Meral Akşener altılı masadan ayrıldığını, oldukça sert bir üslupla açıkladı bugün. Ve bugün Kılıçdaroğlu önce SOLparti Başkanlar Kurulu Üyesi Önder İşleyen'le sonra da TİP Genel Başkanı Erkan Baş'la görüştü. Meral Akşener'in ayrılığı ne kadar şaşkınlık ve üzüntü yarattıysa sosyalist partilerle görüşme de o oranda sevindirici oldu.
Meral Akşener'i konuşuruz, aslında çok da konuşulacak bir şey yok ya. Aslına döndü mü denilir, yoksa Akşener'in süreci yönetemediği, partisine hakim olamadığı mı? Ama önemli olan, Akşener'in ayrılığının masadaki diğer sağ parti liderlerinin de tepkisine yol açması. Millet ittifakı bir eksikle yoluna devam edecek. Pazartesi bir araya geleceklerdi, yarın, pazar günü toplanma kararı verdiler. Klıçdaroğlu'nun adaylığı açıklanırsa İYİP'in yerine sosyalist partiler ittfak içinde veya dışında kalarak destek olacaklarını açık açık söylediler. Büyük olasılıkla HDP ve Emek ve Özgürlük ittifakı da bu gelişmeler karşısında kendi adayını çıkarmayacak ve Kılıçdaroğlu'na desteğini açıklayacaktır. Belki de böylesi daha iyi oldu. Masa sağa çok fazla yaslanmıştı; bu gelişmelerle daha umut verici oldu.

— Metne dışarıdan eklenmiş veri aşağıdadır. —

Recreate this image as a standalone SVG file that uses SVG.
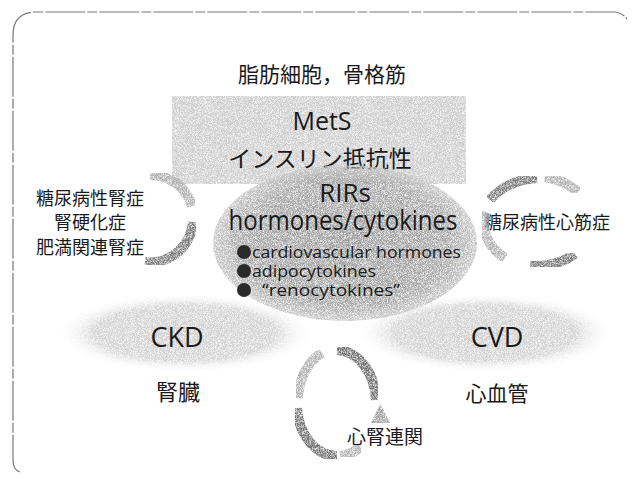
<svg xmlns="http://www.w3.org/2000/svg" width="632" height="479" viewBox="0 0 632 479">
<defs>
<style>
.t{font-family:"Noto Sans CJK JP","Noto Sans",sans-serif;fill:#1a1a1a;text-anchor:middle}
.e{font-family:"Open Sans","Noto Sans",sans-serif;fill:#1a1a1a;text-anchor:middle}
.b{font-family:"Open Sans","Noto Sans",sans-serif;fill:#1a1a1a;font-size:16px}
.arc{fill:none;stroke-width:10}
.spk{filter:url(#speck)}
</style>
<filter id="speck" x="-5%" y="-5%" width="110%" height="110%">
<feTurbulence type="fractalNoise" baseFrequency="1.6" numOctaves="1" seed="4" result="n"/>
<feColorMatrix in="n" type="matrix" values="0 0 0 0 0  0 0 0 0 0  0 0 0 0 0  2.4 0 0 0 -0.5" result="a"/>
<feComposite in="SourceGraphic" in2="a" operator="in"/>
</filter>
<radialGradient id="gEll" cx="0.5" cy="0.5" r="0.5">
<stop offset="0" stop-color="#9a9a9a"/>
<stop offset="0.8" stop-color="#a6a6a6"/>
<stop offset="1" stop-color="#c8c8c8"/>
</radialGradient>
<radialGradient id="gWing" cx="0.5" cy="0.5" r="0.5">
<stop offset="0" stop-color="#cdcdcd"/>
<stop offset="0.7" stop-color="#d4d4d4"/>
<stop offset="1" stop-color="#ffffff" stop-opacity="0"/>
</radialGradient>
</defs>
<path d="M20,472 Q13,470 13,460 L13,35 Q13,13 35,12 L615,12 Q623,13 627,19" fill="none" stroke="#777" stroke-width="1.2" stroke-dasharray="40 2 10 2"/>
<text class="t" x="322" y="82" font-size="21">脂肪細胞，骨格筋</text>
<g id="mets">
<rect class="spk" x="172" y="96" width="294" height="88" fill="#cccccc"/>
<text class="e" x="322" y="130" font-size="25">MetS</text>
<text class="t" x="320" y="167" font-size="23">インスリン抵抗性</text>
</g>
<g id="ckd">
<ellipse class="spk" cx="185" cy="333" rx="130" ry="40" fill="url(#gWing)"/>
<text class="e" x="177" y="347" font-size="27">CKD</text>
<text class="t" x="178" y="400" font-size="22">腎臓</text>
</g>
<g id="cvd">
<ellipse class="spk" cx="485" cy="333" rx="130" ry="40" fill="url(#gWing)"/>
<text class="e" x="497" y="347" font-size="27">CVD</text>
<text class="t" x="497" y="401" font-size="21">心血管</text>
</g>
<g id="rirs">
<ellipse class="spk" cx="345" cy="243" rx="132" ry="78" fill="url(#gEll)"/>
<text class="e" x="345" y="202" font-size="26">RIRs</text>
<text class="e" x="343" y="230" font-size="27" textLength="229" lengthAdjust="spacingAndGlyphs">hormones/cytokines</text>
<circle cx="244" cy="252" r="7" fill="#2a2a2a"/>
<text class="b" x="252" y="258" textLength="209" lengthAdjust="spacingAndGlyphs">cardiovascular hormones</text>
<circle cx="244" cy="271" r="7" fill="#2a2a2a"/>
<text class="b" x="252" y="277" textLength="124" lengthAdjust="spacingAndGlyphs">adipocytokines</text>
<circle cx="244" cy="290" r="7" fill="#2a2a2a"/>
<text class="b" x="262" y="296" textLength="138" lengthAdjust="spacingAndGlyphs">“renocytokines”</text>
</g>
<g id="left">
<text class="t" x="90" y="205" font-size="18">糖尿病性腎症</text>
<text class="t" x="90" y="229" font-size="18">腎硬化症</text>
<text class="t" x="90" y="254" font-size="18">肥満関連腎症</text>
</g>
<g id="right">
<text class="t" x="547" y="229" font-size="18">糖尿病性心筋症</text>
</g>
<g id="heartkidney">
<text class="t" x="385" y="444" font-size="19">心腎連関</text>
</g>
<g id="connectors">
<path class="arc spk" d="M150,175 A43,44 0 0 1 192,206" stroke="#b0b0b0"/>
<path class="arc spk" d="M193,222 A43,44 0 0 1 145,262" stroke="#7a7a7a"/>
<path class="arc spk" d="M490,200 A60,45 0 0 1 537,178" stroke="#7a7a7a"/>
<path class="arc spk" d="M545,177 A60,45 0 0 1 578,192" stroke="#b0b0b0"/>
<path class="arc spk" d="M486,212 A60,45 0 0 0 505,258" stroke="#b0b0b0"/>
<path class="arc spk" d="M530,266 A60,45 0 0 0 575,254" stroke="#7a7a7a"/>
<path class="arc spk" d="M337,350 A40,53 0 0 1 376,400" stroke="#707070"/>
<path class="spk" d="M371,423 L380,404 L390,423 Z" fill="#a0a0a0"/>
<path class="arc spk" d="M322,353 A40,53 0 0 0 298,398" stroke="#b0b0b0"/>
<path class="arc spk" d="M297,408 A40,53 0 0 0 337,456" stroke="#707070"/>
<path class="arc spk" d="M340,456 A40,53 0 0 0 360,447" stroke="#b0b0b0"/>
</g>
</svg>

Asıl sorun bu gelişmenin, bu yeni yapılanmanın seçimi kazanıp kazanamayacağı. Evet, biraz üzüntü verici bir gelişme var ortada ama kesinlikle karamsarlığa gerek yok. İYİP'le birlikte Kılıçdaroğlu ilk turda açık ara seçimi alabilirdi, ama Meral Akşener'in bu ''intiharı'' sonucunda seçim yine kaybedilmez ve en fazla iknci tura kalır. Toplumda büyük bir değişim iradesi var ve bu değişim iradesi bir şekilde sandığa yansıyacaktır, diye düşünüyorum.